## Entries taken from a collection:
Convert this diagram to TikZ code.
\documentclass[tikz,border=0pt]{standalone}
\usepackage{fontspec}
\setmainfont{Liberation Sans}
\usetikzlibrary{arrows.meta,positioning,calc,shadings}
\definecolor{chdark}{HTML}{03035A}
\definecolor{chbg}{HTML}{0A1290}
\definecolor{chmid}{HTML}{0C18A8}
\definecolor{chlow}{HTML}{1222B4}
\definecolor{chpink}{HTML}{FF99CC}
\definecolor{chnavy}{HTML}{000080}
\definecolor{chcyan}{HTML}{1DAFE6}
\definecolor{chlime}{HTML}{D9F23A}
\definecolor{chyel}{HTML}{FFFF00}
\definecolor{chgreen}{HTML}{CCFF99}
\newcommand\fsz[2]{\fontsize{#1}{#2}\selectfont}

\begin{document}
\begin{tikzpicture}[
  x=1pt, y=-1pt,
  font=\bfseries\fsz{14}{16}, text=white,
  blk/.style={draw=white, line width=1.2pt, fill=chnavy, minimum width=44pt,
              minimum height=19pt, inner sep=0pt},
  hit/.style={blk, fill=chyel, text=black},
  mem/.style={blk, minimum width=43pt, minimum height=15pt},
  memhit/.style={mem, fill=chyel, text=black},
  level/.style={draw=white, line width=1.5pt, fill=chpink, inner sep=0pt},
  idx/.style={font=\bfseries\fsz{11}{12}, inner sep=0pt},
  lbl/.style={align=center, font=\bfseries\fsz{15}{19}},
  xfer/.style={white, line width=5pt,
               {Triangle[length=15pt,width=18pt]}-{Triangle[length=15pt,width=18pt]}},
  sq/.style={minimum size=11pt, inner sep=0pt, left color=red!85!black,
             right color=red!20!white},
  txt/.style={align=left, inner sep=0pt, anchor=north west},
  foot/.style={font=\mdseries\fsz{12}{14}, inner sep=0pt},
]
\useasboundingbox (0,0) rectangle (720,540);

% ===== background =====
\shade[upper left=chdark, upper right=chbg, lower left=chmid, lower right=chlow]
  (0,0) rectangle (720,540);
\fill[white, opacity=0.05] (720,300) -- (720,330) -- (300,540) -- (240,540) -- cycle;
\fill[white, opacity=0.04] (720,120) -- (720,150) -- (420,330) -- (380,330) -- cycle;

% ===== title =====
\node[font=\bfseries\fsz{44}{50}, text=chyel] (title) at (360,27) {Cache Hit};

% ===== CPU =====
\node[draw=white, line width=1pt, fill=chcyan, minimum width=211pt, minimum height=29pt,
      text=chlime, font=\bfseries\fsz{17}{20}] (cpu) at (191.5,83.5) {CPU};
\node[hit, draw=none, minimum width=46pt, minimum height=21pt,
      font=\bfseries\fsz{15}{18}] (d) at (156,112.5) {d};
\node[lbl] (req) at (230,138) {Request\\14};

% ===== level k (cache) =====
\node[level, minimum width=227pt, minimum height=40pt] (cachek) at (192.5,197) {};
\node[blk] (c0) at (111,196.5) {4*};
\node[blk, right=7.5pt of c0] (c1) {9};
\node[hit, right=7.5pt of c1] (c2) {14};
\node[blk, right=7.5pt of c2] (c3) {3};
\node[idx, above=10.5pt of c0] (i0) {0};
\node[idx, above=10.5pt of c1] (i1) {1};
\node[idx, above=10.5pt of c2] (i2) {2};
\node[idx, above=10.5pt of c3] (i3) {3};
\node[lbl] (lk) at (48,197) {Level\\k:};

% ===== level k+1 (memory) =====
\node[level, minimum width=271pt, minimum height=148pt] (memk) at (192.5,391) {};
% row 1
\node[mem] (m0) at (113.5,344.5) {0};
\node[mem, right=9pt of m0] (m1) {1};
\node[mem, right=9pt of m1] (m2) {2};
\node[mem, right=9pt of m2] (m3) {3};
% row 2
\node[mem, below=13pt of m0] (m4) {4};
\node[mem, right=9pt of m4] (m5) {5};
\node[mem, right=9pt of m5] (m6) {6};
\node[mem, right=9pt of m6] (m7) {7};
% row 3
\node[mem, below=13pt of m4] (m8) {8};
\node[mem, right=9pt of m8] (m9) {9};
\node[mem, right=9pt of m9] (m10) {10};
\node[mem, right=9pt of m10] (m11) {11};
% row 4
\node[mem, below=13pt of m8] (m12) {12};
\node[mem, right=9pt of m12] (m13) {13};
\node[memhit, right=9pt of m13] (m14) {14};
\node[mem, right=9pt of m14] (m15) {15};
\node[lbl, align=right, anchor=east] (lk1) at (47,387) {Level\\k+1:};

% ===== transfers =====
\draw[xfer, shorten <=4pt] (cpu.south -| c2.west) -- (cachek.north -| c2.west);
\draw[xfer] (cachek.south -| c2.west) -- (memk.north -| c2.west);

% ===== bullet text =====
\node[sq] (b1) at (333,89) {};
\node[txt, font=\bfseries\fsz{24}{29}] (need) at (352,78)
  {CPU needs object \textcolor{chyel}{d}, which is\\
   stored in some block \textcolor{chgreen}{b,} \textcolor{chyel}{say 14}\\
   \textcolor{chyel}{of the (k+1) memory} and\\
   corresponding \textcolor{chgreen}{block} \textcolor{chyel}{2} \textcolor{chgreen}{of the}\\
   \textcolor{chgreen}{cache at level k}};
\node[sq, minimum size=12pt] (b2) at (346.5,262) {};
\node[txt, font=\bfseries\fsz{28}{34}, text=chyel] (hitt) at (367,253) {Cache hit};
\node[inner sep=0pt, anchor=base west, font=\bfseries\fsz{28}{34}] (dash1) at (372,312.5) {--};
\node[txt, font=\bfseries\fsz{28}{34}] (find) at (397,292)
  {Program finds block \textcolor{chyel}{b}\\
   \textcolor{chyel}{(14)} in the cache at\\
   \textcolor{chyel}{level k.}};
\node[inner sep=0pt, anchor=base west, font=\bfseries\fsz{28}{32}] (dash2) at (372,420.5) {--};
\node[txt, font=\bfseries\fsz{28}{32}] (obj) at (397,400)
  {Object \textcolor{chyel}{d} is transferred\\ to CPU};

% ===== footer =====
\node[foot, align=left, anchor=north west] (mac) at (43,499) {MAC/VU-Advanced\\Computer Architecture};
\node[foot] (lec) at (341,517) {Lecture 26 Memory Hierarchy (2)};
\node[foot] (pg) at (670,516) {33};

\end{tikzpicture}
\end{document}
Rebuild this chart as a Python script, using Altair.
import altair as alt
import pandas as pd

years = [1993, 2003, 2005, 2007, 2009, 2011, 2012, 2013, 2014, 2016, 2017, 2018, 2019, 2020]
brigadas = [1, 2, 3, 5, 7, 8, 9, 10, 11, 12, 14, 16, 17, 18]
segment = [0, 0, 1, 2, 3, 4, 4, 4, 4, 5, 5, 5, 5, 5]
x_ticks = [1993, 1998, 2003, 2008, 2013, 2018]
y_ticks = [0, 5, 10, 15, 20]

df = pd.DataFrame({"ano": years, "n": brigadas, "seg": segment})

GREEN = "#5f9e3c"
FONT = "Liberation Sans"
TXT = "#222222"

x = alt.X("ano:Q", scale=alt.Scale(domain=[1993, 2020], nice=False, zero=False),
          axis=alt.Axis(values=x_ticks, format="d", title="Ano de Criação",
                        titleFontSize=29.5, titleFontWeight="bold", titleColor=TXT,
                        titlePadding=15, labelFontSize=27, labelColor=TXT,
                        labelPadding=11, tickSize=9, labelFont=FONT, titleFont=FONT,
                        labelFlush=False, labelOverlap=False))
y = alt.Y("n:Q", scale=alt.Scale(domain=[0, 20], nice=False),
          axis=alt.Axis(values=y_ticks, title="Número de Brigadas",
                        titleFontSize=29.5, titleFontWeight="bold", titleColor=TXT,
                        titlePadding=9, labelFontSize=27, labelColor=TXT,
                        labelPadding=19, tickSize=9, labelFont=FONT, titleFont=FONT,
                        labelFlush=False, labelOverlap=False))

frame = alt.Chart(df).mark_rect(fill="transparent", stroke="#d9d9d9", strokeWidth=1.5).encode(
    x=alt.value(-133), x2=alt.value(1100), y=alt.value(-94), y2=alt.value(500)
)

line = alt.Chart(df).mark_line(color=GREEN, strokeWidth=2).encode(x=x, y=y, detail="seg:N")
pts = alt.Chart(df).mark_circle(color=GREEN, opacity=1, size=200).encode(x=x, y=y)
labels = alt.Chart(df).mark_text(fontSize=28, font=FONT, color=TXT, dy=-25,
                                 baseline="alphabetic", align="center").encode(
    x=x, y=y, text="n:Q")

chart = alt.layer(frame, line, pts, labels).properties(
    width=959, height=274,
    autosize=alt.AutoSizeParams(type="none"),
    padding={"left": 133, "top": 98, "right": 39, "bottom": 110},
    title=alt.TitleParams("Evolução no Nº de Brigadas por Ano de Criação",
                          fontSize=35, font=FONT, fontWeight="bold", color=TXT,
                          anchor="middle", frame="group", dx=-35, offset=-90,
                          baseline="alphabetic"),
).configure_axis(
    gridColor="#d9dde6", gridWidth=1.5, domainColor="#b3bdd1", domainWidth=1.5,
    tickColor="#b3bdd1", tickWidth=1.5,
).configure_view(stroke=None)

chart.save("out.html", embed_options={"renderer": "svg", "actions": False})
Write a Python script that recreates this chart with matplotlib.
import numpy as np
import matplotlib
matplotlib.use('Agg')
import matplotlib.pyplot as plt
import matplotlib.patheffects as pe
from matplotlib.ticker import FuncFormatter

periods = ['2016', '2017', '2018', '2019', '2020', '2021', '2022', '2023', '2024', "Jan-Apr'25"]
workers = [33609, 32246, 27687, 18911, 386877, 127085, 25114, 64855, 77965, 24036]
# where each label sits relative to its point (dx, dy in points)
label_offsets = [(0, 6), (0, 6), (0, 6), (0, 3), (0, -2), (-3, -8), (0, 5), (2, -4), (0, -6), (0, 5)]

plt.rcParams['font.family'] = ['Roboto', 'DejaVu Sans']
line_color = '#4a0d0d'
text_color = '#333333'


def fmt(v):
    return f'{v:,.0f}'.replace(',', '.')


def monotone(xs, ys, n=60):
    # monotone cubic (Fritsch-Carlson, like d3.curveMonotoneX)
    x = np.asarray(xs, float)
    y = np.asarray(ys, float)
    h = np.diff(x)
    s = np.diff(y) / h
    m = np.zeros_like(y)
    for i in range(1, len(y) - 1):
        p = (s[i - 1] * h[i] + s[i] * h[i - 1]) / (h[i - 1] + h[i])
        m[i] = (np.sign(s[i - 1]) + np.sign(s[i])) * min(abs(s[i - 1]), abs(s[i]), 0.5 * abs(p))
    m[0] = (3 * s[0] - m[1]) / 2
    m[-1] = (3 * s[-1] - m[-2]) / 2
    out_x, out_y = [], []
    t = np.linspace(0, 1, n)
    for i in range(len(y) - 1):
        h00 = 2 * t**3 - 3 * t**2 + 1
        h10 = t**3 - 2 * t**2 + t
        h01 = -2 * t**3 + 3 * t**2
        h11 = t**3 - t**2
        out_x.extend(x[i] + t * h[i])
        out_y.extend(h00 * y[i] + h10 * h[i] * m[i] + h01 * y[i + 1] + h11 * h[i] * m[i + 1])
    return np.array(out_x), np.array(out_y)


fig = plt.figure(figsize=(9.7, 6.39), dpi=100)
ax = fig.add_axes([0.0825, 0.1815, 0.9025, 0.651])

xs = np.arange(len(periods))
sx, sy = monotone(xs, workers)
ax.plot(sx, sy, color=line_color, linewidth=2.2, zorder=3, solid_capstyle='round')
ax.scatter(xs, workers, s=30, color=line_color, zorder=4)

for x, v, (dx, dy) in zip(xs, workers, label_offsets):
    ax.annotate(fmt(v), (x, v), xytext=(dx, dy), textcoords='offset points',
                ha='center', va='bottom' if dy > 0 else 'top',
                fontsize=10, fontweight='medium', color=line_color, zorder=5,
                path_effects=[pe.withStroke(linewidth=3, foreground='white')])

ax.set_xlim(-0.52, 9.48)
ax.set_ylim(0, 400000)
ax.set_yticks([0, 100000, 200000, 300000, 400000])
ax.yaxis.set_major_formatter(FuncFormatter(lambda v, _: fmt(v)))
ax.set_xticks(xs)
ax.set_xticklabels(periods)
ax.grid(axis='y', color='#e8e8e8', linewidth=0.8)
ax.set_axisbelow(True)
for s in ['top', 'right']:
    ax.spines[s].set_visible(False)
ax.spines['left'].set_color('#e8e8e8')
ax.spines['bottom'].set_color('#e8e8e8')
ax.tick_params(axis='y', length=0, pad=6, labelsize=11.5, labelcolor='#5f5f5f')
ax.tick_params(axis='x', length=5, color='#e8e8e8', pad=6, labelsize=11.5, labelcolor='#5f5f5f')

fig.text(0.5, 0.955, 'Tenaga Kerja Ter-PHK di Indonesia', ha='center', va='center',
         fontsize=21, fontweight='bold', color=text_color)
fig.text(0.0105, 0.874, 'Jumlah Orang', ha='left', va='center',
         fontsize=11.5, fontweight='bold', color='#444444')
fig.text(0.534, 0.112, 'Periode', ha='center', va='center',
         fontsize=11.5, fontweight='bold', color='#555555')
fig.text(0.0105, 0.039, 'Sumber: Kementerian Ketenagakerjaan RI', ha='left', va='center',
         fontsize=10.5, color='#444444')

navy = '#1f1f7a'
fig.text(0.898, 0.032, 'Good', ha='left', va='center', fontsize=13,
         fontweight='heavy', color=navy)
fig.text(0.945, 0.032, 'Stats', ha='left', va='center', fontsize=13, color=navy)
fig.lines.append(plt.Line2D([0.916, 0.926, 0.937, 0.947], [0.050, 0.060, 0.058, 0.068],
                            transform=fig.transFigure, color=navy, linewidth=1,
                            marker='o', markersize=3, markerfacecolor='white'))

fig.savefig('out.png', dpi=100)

## EXERCISE OBJECTIVE:
Lines from the top of the entries through the line with "text=chyel] (title) at" are to be transcribed exactly, and nothing more.

## RESULT OF THIS EXERCISE:
Convert this diagram to TikZ code.
\documentclass[tikz,border=0pt]{standalone}
\usepackage{fontspec}
\setmainfont{Liberation Sans}
\usetikzlibrary{arrows.meta,positioning,calc,shadings}
\definecolor{chdark}{HTML}{03035A}
\definecolor{chbg}{HTML}{0A1290}
\definecolor{chmid}{HTML}{0C18A8}
\definecolor{chlow}{HTML}{1222B4}
\definecolor{chpink}{HTML}{FF99CC}
\definecolor{chnavy}{HTML}{000080}
\definecolor{chcyan}{HTML}{1DAFE6}
\definecolor{chlime}{HTML}{D9F23A}
\definecolor{chyel}{HTML}{FFFF00}
\definecolor{chgreen}{HTML}{CCFF99}
\newcommand\fsz[2]{\fontsize{#1}{#2}\selectfont}

\begin{document}
\begin{tikzpicture}[
  x=1pt, y=-1pt,
  font=\bfseries\fsz{14}{16}, text=white,
  blk/.style={draw=white, line width=1.2pt, fill=chnavy, minimum width=44pt,
              minimum height=19pt, inner sep=0pt},
  hit/.style={blk, fill=chyel, text=black},
  mem/.style={blk, minimum width=43pt, minimum height=15pt},
  memhit/.style={mem, fill=chyel, text=black},
  level/.style={draw=white, line width=1.5pt, fill=chpink, inner sep=0pt},
  idx/.style={font=\bfseries\fsz{11}{12}, inner sep=0pt},
  lbl/.style={align=center, font=\bfseries\fsz{15}{19}},
  xfer/.style={white, line width=5pt,
               {Triangle[length=15pt,width=18pt]}-{Triangle[length=15pt,width=18pt]}},
  sq/.style={minimum size=11pt, inner sep=0pt, left color=red!85!black,
             right color=red!20!white},
  txt/.style={align=left, inner sep=0pt, anchor=north west},
  foot/.style={font=\mdseries\fsz{12}{14}, inner sep=0pt},
]
\useasboundingbox (0,0) rectangle (720,540);

% ===== background =====
\shade[upper left=chdark, upper right=chbg, lower left=chmid, lower right=chlow]
  (0,0) rectangle (720,540);
\fill[white, opacity=0.05] (720,300) -- (720,330) -- (300,540) -- (240,540) -- cycle;
\fill[white, opacity=0.04] (720,120) -- (720,150) -- (420,330) -- (380,330) -- cycle;

% ===== title =====
\node[font=\bfseries\fsz{44}{50}, text=chyel] (title) at (360,27) {Cache Hit};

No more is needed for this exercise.